Note di variazione in caso di procedure concorsuali infruttuose

La Corte di Giustizia UE si è recentemente pronunciata in merito alle regole di emissione delle note di credito IVA da parte del fornitore in caso di mancato pagamento del corrispettivo da parte del cessionario o committente.
Quadro normativo
L’art. 26, comma 2, del DPR 633/1972 prevede che, in caso di mancato pagamento del corrispettivo di una cessione o prestazione, l’emissione della nota di credito da parte del fornitore sia subordinata al verificarsi dell’infruttuosità di una procedura concorsuale.
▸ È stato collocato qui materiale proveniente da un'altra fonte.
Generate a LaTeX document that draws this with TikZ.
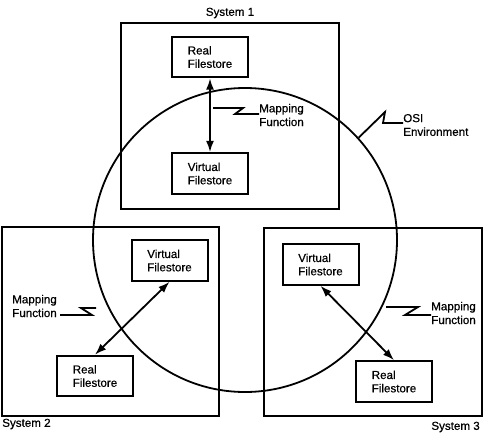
\documentclass[tikz,border=0pt]{standalone}
\usepackage{fontspec}
\setmainfont[FakeBold=0.6]{Liberation Sans}
\usetikzlibrary{arrows.meta}
\begin{document}
\begin{tikzpicture}[x=0.75pt,y=-0.75pt,
  ln/.style={line width=1.35pt},
  sysbox/.style={draw,line width=1.5pt},
  fsbox/.style={draw,line width=1.5pt,minimum width=57pt,minimum height=30.5pt,inner sep=0pt,align=left,font=\fontsize{8.7}{10}\selectfont},
  lbl/.style={inner sep=0pt,align=left,font=\fontsize{8.7}{10.3}\selectfont},
  dbl/.style={line width=1.35pt,{Latex[length=8.5pt,width=6pt]}-{Latex[length=8.5pt,width=6pt]}}]
\useasboundingbox (0,0) rectangle (488,446);
% system boxes
\draw[sysbox] (121,23) rectangle (339,209);
\draw[sysbox] (2,227) rectangle (219,416);
\draw[sysbox] (264,228) rectangle (482,416);
% OSI environment circle
\node[draw,circle,line width=1.35pt,minimum size=228pt,inner sep=0pt] (env) at (245,240) {};
% system labels
\node[lbl] (s1) at (230,13) {System 1};
\node[lbl,anchor=west] (s2) at (2,424) {System 2};
\node[lbl,anchor=east] (s3) at (480,427) {System 3};
% filestores
\node[fsbox] (r1) at (210,57) {Real\\Filestore};
\node[fsbox] (v1) at (210,173.5) {Virtual\\Filestore};
\node[fsbox] (v2) at (169.5,260.5) {Virtual\\Filestore};
\node[fsbox] (r2) at (95,376) {Real\\Filestore};
\node[fsbox] (v3) at (320.5,264.5) {Virtual\\Filestore};
\node[fsbox] (r3) at (394,381.5) {Real\\Filestore};
% mapping arrows
\draw[dbl] (r1.south) -- (v1.north);
\draw[dbl] (r2.north) -- (v2.south);
\draw[dbl] (v3.south) -- (r3.north);
% mapping labels
\node[lbl,anchor=west] (m1) at (259,115) {Mapping\\Function};
\node[lbl,anchor=west] (m2) at (12,306) {Mapping\\Function};
\node[lbl,anchor=west] (m3) at (431,313) {Mapping\\Function};
\node[lbl,anchor=west] (osi) at (403,125) {OSI\\Environment};
% zigzag leaders
\coordinate (z1) at (213,108);
\coordinate (z2) at (60,315);
\coordinate (z3) at (386,307);
\draw[ln] (z1) -- (243,108) -- (235,114) -- (m1.west |- 0,114);
\draw[ln] (z2) -- (92,315) -- (81,308) -- (96,308);
\draw[ln] (z3) -- (418,307) -- (405,315) -- (m3.west |- 0,315);
\draw[ln] (env.42) -- (385,112) -- (383,123) -- (osi.west |- 0,123);
\end{tikzpicture}
\end{document}
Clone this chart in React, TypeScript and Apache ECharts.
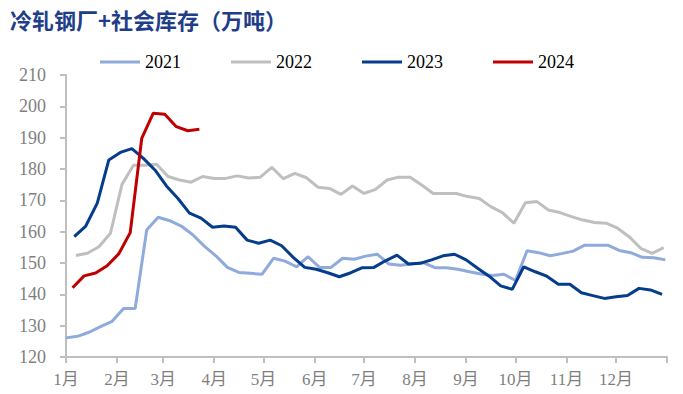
import React, { useEffect, useRef } from "react";
import * as echarts from "echarts";

// Weekly inventory (万吨), first observation date of each year
const startDates: Record<string, string> = {
  "2021": "2021-01-01",
  "2022": "2022-01-07",
  "2023": "2023-01-06",
  "2024": "2024-01-05",
};

const values2021 = [
  126.1, 126.6, 127.9, 129.7, 131.4, 135.5, 135.5, 160.5, 164.6, 163.5, 161.8, 159.0, 155.4,
  152.3, 148.6, 147.0, 146.7, 146.4, 151.5, 150.6, 148.8, 152.0, 148.6, 148.6, 151.5, 151.2,
  152.2, 152.8, 149.7, 149.3, 149.7, 150.1, 148.5, 148.5, 148.0, 147.2, 146.5, 146.0, 146.4,
  144.4, 153.9, 153.3, 152.3, 153.0, 153.8, 155.7, 155.7, 155.7, 154.0, 153.3, 151.8, 151.7, 151.0,
];

const values2022 = [
  152.4, 153.1, 155.2, 159.5, 175.1, 181.2, 181.2, 181.5, 177.6, 176.5, 175.8, 177.6, 177.0,
  177.0, 177.8, 177.1, 177.4, 180.5, 176.9, 178.6, 177.2, 174.2, 173.8, 171.9, 174.6, 172.2,
  173.5, 176.5, 177.4, 177.4, 174.9, 172.2, 172.2, 172.2, 171.2, 170.6, 168.0, 166.1, 162.7,
  169.2, 169.6, 166.9, 166.1, 164.8, 163.7, 162.9, 162.7, 161.1, 158.4, 154.7, 153.1, 154.9,
];

const values2023 = [
  158.4, 161.8, 169.1, 182.9, 185.3, 186.5, 183.4, 179.7, 174.6, 170.6, 165.9, 164.3, 161.4,
  161.8, 161.4, 157.3, 156.3, 157.3, 155.5, 151.8, 148.6, 148.0, 146.9, 145.6, 146.9, 148.5,
  148.6, 150.7, 152.5, 149.7, 149.9, 151.0, 152.3, 152.8, 151.0, 148.3, 145.8, 142.7, 141.6,
  148.8, 147.2, 145.8, 143.2, 143.2, 140.5, 139.6, 138.7, 139.2, 139.6, 141.9, 141.4, 140.0,
];

const values2024 = [142.1, 145.9, 146.8, 149.1, 152.9, 159.7, 189.8, 197.8, 197.5, 193.5, 192.2, 192.7];

const seriesNames = ["2021", "2022", "2023", "2024"];
const seriesValues = [values2021, values2022, values2023, values2024];
const seriesColors = ["#8FAADC", "#BFBFBF", "#053C8C", "#C00000"];

const monthLabels = ["1月", "2月", "3月", "4月", "5月", "6月", "7月", "8月", "9月", "10月", "11月", "12月"];
const monthStartDays = [0, 31, 59, 90, 120, 151, 181, 212, 243, 273, 304, 334, 365];

const yTicks = { min: 120, max: 210, interval: 10 };

function dayOfYear(dateStr: string): number {
  const [y, m, d] = dateStr.split("-").map(Number);
  return Math.round((Date.UTC(y, m - 1, d) - Date.UTC(y, 0, 1)) / 86400000);
}

export default function App() {
  const ref = useRef<HTMLDivElement>(null);

  useEffect(() => {
    if (!ref.current) return;
    const chart = echarts.init(ref.current, undefined, { renderer: "svg" });

    const series = seriesNames.map((name, k) => {
      const start = dayOfYear(startDates[name]);
      return {
        name,
        type: "line",
        showSymbol: false,
        symbol: "none",
        smooth: false,
        color: seriesColors[k],
        lineStyle: { width: 3, color: seriesColors[k] },
        data: seriesValues[k].map((v, i) => [start + 7 * i, v]),
        z: k === 3 ? 5 : 2 + k,
      };
    });

    chart.setOption({
      animation: false,
      backgroundColor: "#ffffff",
      title: {
        text: "冷轧钢厂+社会库存（万吨）",
        left: 5,
        top: 3,
        textStyle: {
          fontFamily: "Noto Sans CJK SC",
          fontWeight: "bold",
          fontSize: 22,
          color: "#1F3E8A",
        },
      },
      legend: {
        data: seriesNames,
        left: 95,
        top: 48,
        icon: "rect",
        itemWidth: 40,
        itemHeight: 3,
        itemGap: 50,
        textStyle: { fontFamily: "Liberation Serif", fontSize: 18, color: "#000000" },
      },
      grid: { left: 66, right: 16, top: 75, bottom: 37, containLabel: false },
      xAxis: {
        type: "value",
        min: 0,
        max: 365,
        splitLine: { show: false },
        axisLine: { show: true, lineStyle: { color: "#BFBFBF", width: 2 } },
        axisTick: {
          show: true,
          customValues: monthStartDays,
          length: 6,
          lineStyle: { color: "#BFBFBF", width: 2 },
        },
        axisLabel: {
          customValues: monthStartDays.slice(0, 12),
          formatter: (v: number) => monthLabels[monthStartDays.indexOf(v)] ?? "",
          fontFamily: "Liberation Serif, Noto Sans CJK SC",
          fontSize: 17,
          color: "#7F7F7F",
          margin: 14,
        },
      },
      yAxis: {
        type: "value",
        min: yTicks.min,
        max: yTicks.max,
        interval: yTicks.interval,
        splitLine: { show: false },
        axisLine: { show: true, lineStyle: { color: "#BFBFBF", width: 2 } },
        axisTick: { show: true, length: 6, lineStyle: { color: "#BFBFBF", width: 2 } },
        axisLabel: {
          fontFamily: "Liberation Serif",
          fontSize: 18,
          color: "#7F7F7F",
          margin: 20,
        },
      },
      series,
    });

    return () => chart.dispose();
  }, []);

  return <div ref={ref} style={{ width: 683, height: 394, position: "absolute", left: 0, top: 0 }} />;
}
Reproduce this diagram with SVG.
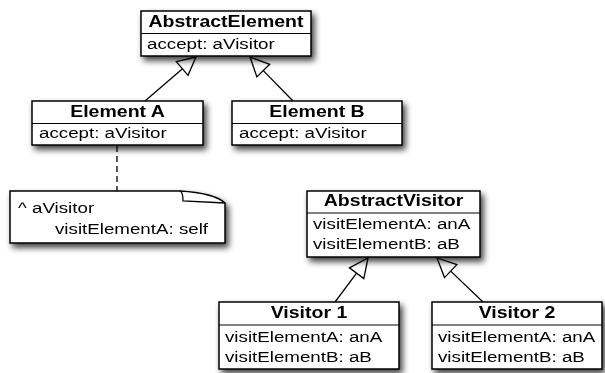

Dapprima la legge di stabilità 2016 aveva modificato tale disposizione, anticipando la possibilità di emissione della nota di credito all’apertura della procedura concorsuale, ma tale modifica è venuta meno con la legge di bilancio 2017.
Inammissibilità del termine stabilito dalla norma nazionale
Con sentenza del 23/11/2017 la Corte di Giustizia UE ha affermato che uno Stato membro non può prevedere che, a fronte del mancato pagamento del corrispettivo, la detrazione dalla base imponibile IVA sia subordinata al verificarsi dell’infruttuosità di una procedura concorsuale la cui durata può superare anche 10 anni. Un simile termine determina, infatti, per i soggetti passivi, uno svantaggio in termini di liquidità rispetto ai loro concorrenti di altri Stati membri.
Sebbene la normativa europea ammette che gli Stati membri stabiliscano regole proprie ai fini della variazione in diminuzione dell’IVA in caso di mancato pagamento del corrispettivo, tuttavia il meccanismo di riduzione della base imponibile non può essere limitato al punto da compromettere la neutralità dell’IVA.
Secondo la Corte potrebbe essere sufficiente consentire l’emissione della nota di variazione in presenza di una probabilità ragionevole che il debito non sia saldato.
Normativa fallimentare
Per completezza va tuttavia osservato che la legge fallimentare prevede che:
– il curatore, nel programma di liquidazione, deve obbligatoriamente indicare il termine entro il quale sarà completato il realizzo dell’attivo, che non può eccedere i due anni dal deposito della sentenza di fallimento, salvo situazioni particolari;
– il mancato rispetto dei termini previsti dal programma di liquidazione, senza giustificato motivo, costituisce una giusta causa di revoca del curatore.